**Given data**
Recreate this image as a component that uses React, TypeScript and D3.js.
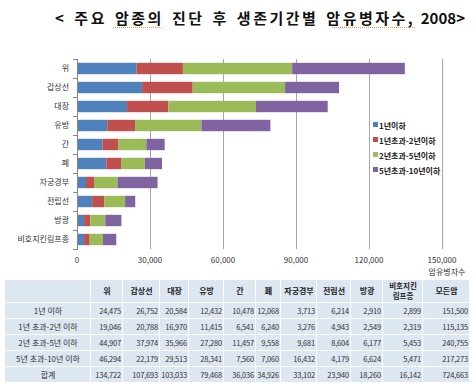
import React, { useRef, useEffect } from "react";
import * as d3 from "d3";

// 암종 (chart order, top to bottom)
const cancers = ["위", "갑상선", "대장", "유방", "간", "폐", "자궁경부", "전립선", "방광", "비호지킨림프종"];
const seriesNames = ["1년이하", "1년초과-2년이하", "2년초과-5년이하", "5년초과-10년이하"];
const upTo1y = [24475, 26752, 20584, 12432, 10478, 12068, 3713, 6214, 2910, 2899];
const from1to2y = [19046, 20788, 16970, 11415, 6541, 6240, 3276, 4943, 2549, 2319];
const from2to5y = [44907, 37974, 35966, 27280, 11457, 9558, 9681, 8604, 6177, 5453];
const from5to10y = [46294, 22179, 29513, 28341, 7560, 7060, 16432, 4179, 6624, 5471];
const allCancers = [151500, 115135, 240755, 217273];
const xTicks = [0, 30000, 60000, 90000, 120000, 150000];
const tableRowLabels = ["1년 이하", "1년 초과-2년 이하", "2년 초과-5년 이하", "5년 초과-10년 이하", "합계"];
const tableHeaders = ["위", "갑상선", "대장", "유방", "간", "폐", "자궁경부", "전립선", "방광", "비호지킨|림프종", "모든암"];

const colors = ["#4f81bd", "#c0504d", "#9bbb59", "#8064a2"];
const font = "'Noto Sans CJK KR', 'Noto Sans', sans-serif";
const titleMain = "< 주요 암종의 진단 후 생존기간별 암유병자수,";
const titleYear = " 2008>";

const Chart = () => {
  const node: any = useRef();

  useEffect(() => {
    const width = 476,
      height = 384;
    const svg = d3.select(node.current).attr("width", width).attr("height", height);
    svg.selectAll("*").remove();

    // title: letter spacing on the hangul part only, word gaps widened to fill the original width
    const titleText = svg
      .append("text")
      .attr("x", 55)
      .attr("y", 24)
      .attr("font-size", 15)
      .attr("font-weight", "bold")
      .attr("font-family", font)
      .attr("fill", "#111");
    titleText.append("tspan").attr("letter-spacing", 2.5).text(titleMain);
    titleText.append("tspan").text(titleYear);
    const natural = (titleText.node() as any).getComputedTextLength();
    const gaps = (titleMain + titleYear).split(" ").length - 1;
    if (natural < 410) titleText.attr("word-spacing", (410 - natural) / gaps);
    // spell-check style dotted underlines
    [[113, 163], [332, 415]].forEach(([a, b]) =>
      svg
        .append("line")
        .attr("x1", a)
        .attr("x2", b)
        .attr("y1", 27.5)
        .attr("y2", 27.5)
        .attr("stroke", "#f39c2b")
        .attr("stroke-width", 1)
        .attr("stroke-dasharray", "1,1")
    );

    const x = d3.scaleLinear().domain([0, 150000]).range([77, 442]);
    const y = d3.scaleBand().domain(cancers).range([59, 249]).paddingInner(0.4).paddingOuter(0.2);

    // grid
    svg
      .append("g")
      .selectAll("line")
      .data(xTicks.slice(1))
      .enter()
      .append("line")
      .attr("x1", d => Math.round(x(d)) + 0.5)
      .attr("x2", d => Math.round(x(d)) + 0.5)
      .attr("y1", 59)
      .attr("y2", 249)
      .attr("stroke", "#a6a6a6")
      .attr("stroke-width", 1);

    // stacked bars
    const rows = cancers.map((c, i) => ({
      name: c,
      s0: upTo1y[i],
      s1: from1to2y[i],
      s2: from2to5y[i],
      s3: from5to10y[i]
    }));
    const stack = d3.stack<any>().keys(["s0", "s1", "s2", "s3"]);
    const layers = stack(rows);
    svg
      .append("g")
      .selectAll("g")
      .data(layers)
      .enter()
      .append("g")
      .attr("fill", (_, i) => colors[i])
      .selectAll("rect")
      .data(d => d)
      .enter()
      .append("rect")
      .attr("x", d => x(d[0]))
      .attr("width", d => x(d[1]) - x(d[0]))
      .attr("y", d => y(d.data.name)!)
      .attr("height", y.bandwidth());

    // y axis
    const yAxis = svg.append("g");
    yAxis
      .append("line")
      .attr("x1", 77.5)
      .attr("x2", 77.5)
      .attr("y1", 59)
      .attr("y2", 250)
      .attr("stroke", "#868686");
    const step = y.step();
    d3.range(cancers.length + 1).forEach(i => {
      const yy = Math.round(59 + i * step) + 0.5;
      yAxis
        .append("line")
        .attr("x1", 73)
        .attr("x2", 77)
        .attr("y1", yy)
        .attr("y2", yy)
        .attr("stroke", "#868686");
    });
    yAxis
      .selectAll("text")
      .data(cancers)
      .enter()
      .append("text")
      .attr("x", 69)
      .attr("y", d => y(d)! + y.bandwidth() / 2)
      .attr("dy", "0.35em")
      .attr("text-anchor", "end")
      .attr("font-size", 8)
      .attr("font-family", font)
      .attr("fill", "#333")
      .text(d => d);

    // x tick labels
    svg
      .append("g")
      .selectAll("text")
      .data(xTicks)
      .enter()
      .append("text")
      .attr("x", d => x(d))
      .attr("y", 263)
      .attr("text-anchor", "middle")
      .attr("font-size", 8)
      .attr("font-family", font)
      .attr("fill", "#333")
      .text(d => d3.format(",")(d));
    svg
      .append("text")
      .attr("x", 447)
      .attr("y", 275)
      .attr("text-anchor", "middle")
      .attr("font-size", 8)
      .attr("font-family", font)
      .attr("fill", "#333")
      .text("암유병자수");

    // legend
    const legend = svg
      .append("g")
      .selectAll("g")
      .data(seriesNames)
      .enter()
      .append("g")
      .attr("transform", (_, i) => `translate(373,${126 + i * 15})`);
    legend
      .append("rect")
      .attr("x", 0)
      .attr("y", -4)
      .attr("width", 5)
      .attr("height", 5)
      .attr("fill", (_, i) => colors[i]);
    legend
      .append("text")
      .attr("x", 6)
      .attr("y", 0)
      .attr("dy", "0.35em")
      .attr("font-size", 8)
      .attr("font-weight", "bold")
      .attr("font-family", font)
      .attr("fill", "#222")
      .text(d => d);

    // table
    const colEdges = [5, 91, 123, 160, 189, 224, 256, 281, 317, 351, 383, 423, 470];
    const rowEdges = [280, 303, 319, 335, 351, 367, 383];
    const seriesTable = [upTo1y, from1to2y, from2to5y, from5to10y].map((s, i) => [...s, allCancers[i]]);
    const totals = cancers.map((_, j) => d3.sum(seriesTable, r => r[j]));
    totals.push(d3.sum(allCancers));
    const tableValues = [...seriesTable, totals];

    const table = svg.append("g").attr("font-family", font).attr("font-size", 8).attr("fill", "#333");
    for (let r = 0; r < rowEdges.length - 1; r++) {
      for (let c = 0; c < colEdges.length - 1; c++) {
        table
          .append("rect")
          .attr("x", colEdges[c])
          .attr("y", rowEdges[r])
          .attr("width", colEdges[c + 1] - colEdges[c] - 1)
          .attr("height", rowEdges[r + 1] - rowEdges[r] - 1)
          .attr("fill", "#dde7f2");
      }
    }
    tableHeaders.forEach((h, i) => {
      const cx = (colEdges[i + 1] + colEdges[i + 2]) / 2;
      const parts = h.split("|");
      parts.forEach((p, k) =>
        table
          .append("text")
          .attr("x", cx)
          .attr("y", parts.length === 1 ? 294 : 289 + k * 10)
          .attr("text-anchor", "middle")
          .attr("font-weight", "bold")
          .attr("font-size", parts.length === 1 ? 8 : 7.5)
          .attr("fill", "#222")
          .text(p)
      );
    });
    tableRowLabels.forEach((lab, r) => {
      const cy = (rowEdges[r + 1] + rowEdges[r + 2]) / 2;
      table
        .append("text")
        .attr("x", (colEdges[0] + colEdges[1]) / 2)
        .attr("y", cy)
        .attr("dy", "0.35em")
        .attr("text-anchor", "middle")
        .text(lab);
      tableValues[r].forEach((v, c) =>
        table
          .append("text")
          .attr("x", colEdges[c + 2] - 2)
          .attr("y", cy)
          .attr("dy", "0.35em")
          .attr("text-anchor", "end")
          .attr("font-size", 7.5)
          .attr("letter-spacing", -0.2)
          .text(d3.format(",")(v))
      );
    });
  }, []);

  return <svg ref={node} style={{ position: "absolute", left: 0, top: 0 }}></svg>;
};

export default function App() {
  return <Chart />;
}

**Your goal**
Pictures stay out. Print the data exactly, from its first line through the line containing "import * as".

**Exercise response**
Recreate this image as a component that uses React, TypeScript and D3.js.
import React, { useRef, useEffect } from "react";
import * as d3 from "d3";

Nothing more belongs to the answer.